## Task to carry out
Reproduce nothing but the lines from the start of the material through the line that includes "(0,0) rectangle (519,512);", both ends included, and omit every picture.

-- Begin Data supplied --

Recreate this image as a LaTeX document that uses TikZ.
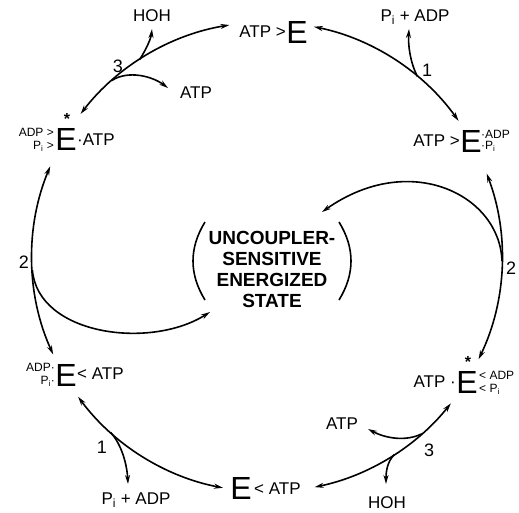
\documentclass[tikz,border=0pt]{standalone}
\usepackage{fontspec}
\setmainfont{Liberation Sans}
\usetikzlibrary{arrows.meta,calc}
\begin{document}
\begin{tikzpicture}[x=1pt,y=-1pt,
  bigE/.style={inner sep=0pt,font=\fontsize{32}{32}\selectfont},
  lab/.style={inner sep=0pt,font=\fontsize{17}{17}\selectfont},
  sm/.style={inner sep=0pt,font=\fontsize{12}{12}\selectfont},
  num/.style={inner sep=0pt,font=\fontsize{18}{18}\selectfont},
  starx/.style={inner sep=0pt,anchor=south,font=\bfseries\fontsize{16}{16}\selectfont},
  conn/.style={line width=1.6pt},
  onetip/.style={conn,-{Stealth[length=9pt,width=5pt]}},
  twotip/.style={conn,{Stealth[length=9pt,width=5pt]}-{Stealth[length=9pt,width=5pt]}},
  ctr/.style={inner sep=0pt,align=center,font=\bfseries\fontsize{19}{21}\selectfont}
]
\useasboundingbox (0,0) rectangle (519,512);

% ---------- species ----------
% top
\node[bigE] (eT) at (297,32) {E};
\node[lab,anchor=east] (eTl) at (286,32) {ATP >};
% top right
\node[bigE] (eTR) at (471,141) {E};
\node[lab,anchor=east] (eTRl) at (460,141) {ATP >};
\node[sm,anchor=west] (eTRa) at (481,134) {·ADP};
\node[sm,anchor=west] (eTRb) at (481,146) {·P\textsubscript{i}};
% bottom right
\node[bigE] (eBR) at (467,382) {E};
\node[starx] (sBR) at (468,368) {*};
\node[lab,anchor=east] (eBRl) at (456,382) {ATP ·};
\node[sm,anchor=west] (eBRa) at (479,375) {< ADP};
\node[sm,anchor=west] (eBRb) at (479,389) {< P\textsubscript{i}};
% bottom
\node[bigE] (eB) at (241,488) {E};
\node[lab,anchor=west] (eBr) at (254,489) {< ATP};
% bottom left
\node[bigE] (eBL) at (66,375) {E};
\node[lab,anchor=west] (eBLr) at (77,374) {< ATP};
\node[sm,anchor=east] (eBLa) at (55,367) {ADP·};
\node[sm,anchor=east] (eBLb) at (55,381) {P\textsubscript{i}·};
% top left
\node[bigE] (eTL) at (66,139) {E};
\node[starx] (sTL) at (67,125) {*};
\node[sm,anchor=east] (eTLa) at (54,132) {ADP >};
\node[sm,anchor=east] (eTLb) at (54,146) {P\textsubscript{i} >};
\node[lab,anchor=west] (eTLr) at (77,140) {·ATP};

% ---------- side labels ----------
\node[lab] (hohTL) at (152,16) {HOH};
\node[lab] (atpTL) at (196,93) {ATP};
\node[num] (n3TL) at (118,66) {3};
\node[lab] (padTR) at (415,17) {P\textsubscript{i} + ADP};
\node[num] (n1TR) at (427,70) {1};
\node[num] (n2L) at (24,262) {2};
\node[num] (n2R) at (511,268) {2};
\node[num] (n3BR) at (429,450) {3};
\node[lab] (atpBR) at (342,424) {ATP};
\node[lab] (hohBR) at (387,503) {HOH};
\node[num] (n1BL) at (102,447) {1};
\node[lab] (padBL) at (136,500) {P\textsubscript{i} + ADP};

% ---------- centre ----------
\node[ctr] (ues) at (272,269) {UNCOUPLER-\\SENSITIVE\\ENERGIZED\\STATE};
\coordinate (pL1) at (205,222);
\coordinate (pL2) at (205,300);
\coordinate (pR1) at (339,222);
\coordinate (pR2) at (339,300);
\draw[conn] (pL1) .. controls (189,248) and (189,274) .. (pL2);
\draw[conn] (pR1) .. controls (355,248) and (355,274) .. (pR2);

% ---------- circle arcs ----------
\coordinate (O) at (267,257);
\coordinate (aTL) at ($(O)+(260.8:235)$);
\coordinate (aTR) at ($(O)+(281.5:235)$);
\coordinate (aR) at ($(O)+(339.2:235)$);
\coordinate (aBR) at ($(O)+(38.5:235)$);
\coordinate (aBL) at ($(O)+(143.5:235)$);
\coordinate (aL) at ($(O)+(202.7:235)$);
\draw[twotip] (aTL) arc[start angle=260.8,end angle=217.5,radius=235];
\draw[twotip] (aTR) arc[start angle=281.5,end angle=324.6,radius=235];
\draw[twotip] (aR) arc[start angle=339.2,end angle=385.8,radius=235];
\draw[twotip] (aBR) arc[start angle=38.5,end angle=78.3,radius=235];
\draw[twotip] (aBL) arc[start angle=143.5,end angle=100.8,radius=235];
\draw[twotip] (aL) arc[start angle=202.7,end angle=155.5,radius=235];

% ---------- branch points ----------
\coordinate (bTLh) at ($(O)+(237.2:235)$);
\coordinate (bTLa) at ($(O)+(228.7:235)$);
\coordinate (bTR) at ($(O)+(309.8:235)$);
\coordinate (bR) at ($(O)+(1:235)$);
\coordinate (bL) at ($(O)+(176.8:235)$);
\coordinate (bBRa) at ($(O)+(48.8:235)$);
\coordinate (bBRh) at ($(O)+(57.2:235)$);
\coordinate (bBL) at ($(O)+(131.7:235)$);
% tips
\coordinate (tTLh) at (152,29);
\coordinate (tTLa) at (168,88);
\coordinate (tTR) at (409,29);
\coordinate (tRc) at (322,212);
\coordinate (tLc) at (210,312);
\coordinate (tBRa) at (368,429);
\coordinate (tBRh) at (386,484);
\coordinate (tBL) at (128,484);

\draw[onetip] (bTLh) .. controls (147,48) and (151,38) .. (tTLh);
\draw[onetip] (bTLa) .. controls (128,70) and (152,76) .. (tTLa);
\draw[onetip] (bTR) .. controls (410,62) and (408,45) .. (tTR);
\draw[onetip] (bR) .. controls (500,195) and (410,150) .. (tRc);
\draw[onetip] (bL) .. controls (38,335) and (150,350) .. (tLc);
\draw[onetip] (bBRa) .. controls (405,442) and (385,438) .. (tBRa);
\draw[onetip] (bBRh) .. controls (387,462) and (386,472) .. (tBRh);
\draw[onetip] (bBL) .. controls (122,445) and (127,465) .. (tBL);
\end{tikzpicture}
\end{document}
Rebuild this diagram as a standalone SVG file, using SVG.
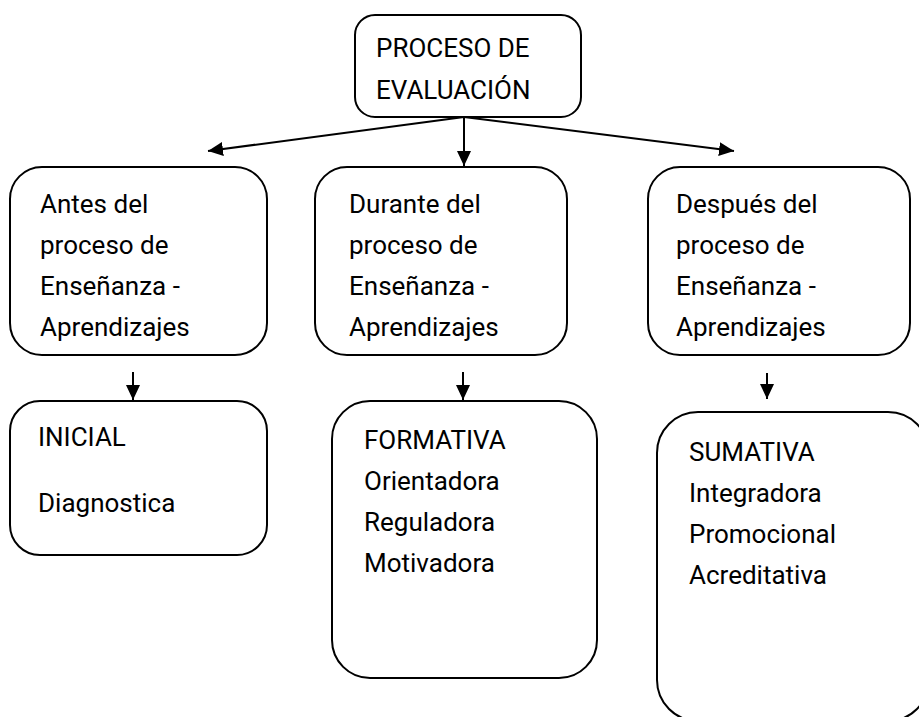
<svg xmlns="http://www.w3.org/2000/svg" width="919" height="717" viewBox="0 0 919 717">
<defs>
<marker id="a2" viewBox="0 0 15 14" refX="15" refY="7" markerWidth="15" markerHeight="14" markerUnits="userSpaceOnUse" orient="auto">
<path d="M0,0 L15,7 L0,14 Z" fill="#000"/>
</marker>
<style>
.box{fill:#fff;stroke:#000;stroke-width:2}
.t{font-family:Roboto,"Open Sans","Liberation Sans",sans-serif;font-size:26px;fill:#000}
.c{stroke:#000;stroke-width:2;fill:none;marker-end:url(#a2)}
</style>
</defs>
<rect width="919" height="717" fill="#fff"/>
<g id="connectors">
<line class="c" x1="464" y1="117" x2="208" y2="151"/>
<line class="c" x1="464" y1="117" x2="464" y2="166"/>
<line class="c" x1="464" y1="117" x2="734" y2="151"/>
<line class="c" x1="133" y1="372" x2="133" y2="400"/>
<line class="c" x1="463" y1="372" x2="463" y2="400"/>
<line class="c" x1="767" y1="373" x2="767" y2="399"/>
</g>
<g id="n-proceso">
<rect class="box" x="355" y="15" width="226" height="102" rx="20"/>
<text class="t" x="376" y="57">PROCESO DE</text>
<text class="t" x="376" y="99">EVALUACIÓN</text>
</g>
<g id="n-antes">
<rect class="box" x="10" y="167" width="257" height="188" rx="32"/>
<text class="t" x="40" y="213">Antes del</text>
<text class="t" x="40" y="254">proceso de</text>
<text class="t" x="40" y="295">Enseñanza -</text>
<text class="t" x="40" y="336">Aprendizajes</text>
</g>
<g id="n-durante">
<rect class="box" x="315" y="167" width="252" height="188" rx="32"/>
<text class="t" x="349" y="213">Durante del</text>
<text class="t" x="349" y="254">proceso de</text>
<text class="t" x="349" y="295">Enseñanza -</text>
<text class="t" x="349" y="336">Aprendizajes</text>
</g>
<g id="n-despues">
<rect class="box" x="648" y="167" width="262" height="188" rx="32"/>
<text class="t" x="676" y="213">Después del</text>
<text class="t" x="676" y="254">proceso de</text>
<text class="t" x="676" y="295">Enseñanza -</text>
<text class="t" x="676" y="336">Aprendizajes</text>
</g>
<g id="n-inicial">
<rect class="box" x="10" y="401" width="257" height="154" rx="30"/>
<text class="t" x="38" y="446">INICIAL</text>
<text class="t" x="38" y="512">Diagnostica</text>
</g>
<g id="n-formativa">
<rect class="box" x="332" y="401" width="265" height="277" rx="38"/>
<text class="t" x="364" y="449">FORMATIVA</text>
<text class="t" x="364" y="490">Orientadora</text>
<text class="t" x="364" y="531">Reguladora</text>
<text class="t" x="364" y="572">Motivadora</text>
</g>
<g id="n-sumativa">
<rect class="box" x="657" y="412" width="272" height="309" rx="41"/>
<text class="t" x="689" y="461">SUMATIVA</text>
<text class="t" x="689" y="502">Integradora</text>
<text class="t" x="689" y="543">Promocional</text>
<text class="t" x="689" y="584">Acreditativa</text>
</g>
</svg>
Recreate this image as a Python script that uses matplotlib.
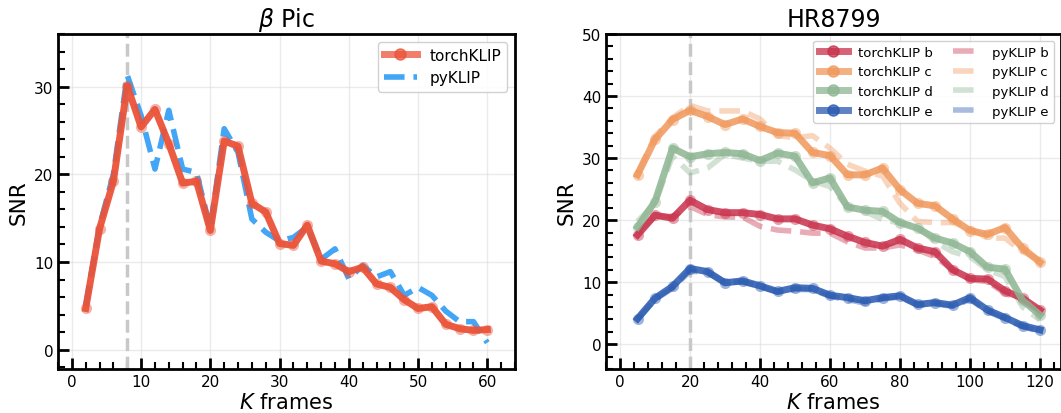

-- End Data supplied --

## Exercise answer
Recreate this image as a LaTeX document that uses TikZ.
\documentclass[tikz,border=0pt]{standalone}
\usepackage{fontspec}
\setmainfont{Liberation Sans}
\usetikzlibrary{arrows.meta,calc}
\begin{document}
\begin{tikzpicture}[x=1pt,y=-1pt,
  bigE/.style={inner sep=0pt,font=\fontsize{32}{32}\selectfont},
  lab/.style={inner sep=0pt,font=\fontsize{17}{17}\selectfont},
  sm/.style={inner sep=0pt,font=\fontsize{12}{12}\selectfont},
  num/.style={inner sep=0pt,font=\fontsize{18}{18}\selectfont},
  starx/.style={inner sep=0pt,anchor=south,font=\bfseries\fontsize{16}{16}\selectfont},
  conn/.style={line width=1.6pt},
  onetip/.style={conn,-{Stealth[length=9pt,width=5pt]}},
  twotip/.style={conn,{Stealth[length=9pt,width=5pt]}-{Stealth[length=9pt,width=5pt]}},
  ctr/.style={inner sep=0pt,align=center,font=\bfseries\fontsize{19}{21}\selectfont}
]
\useasboundingbox (0,0) rectangle (519,512);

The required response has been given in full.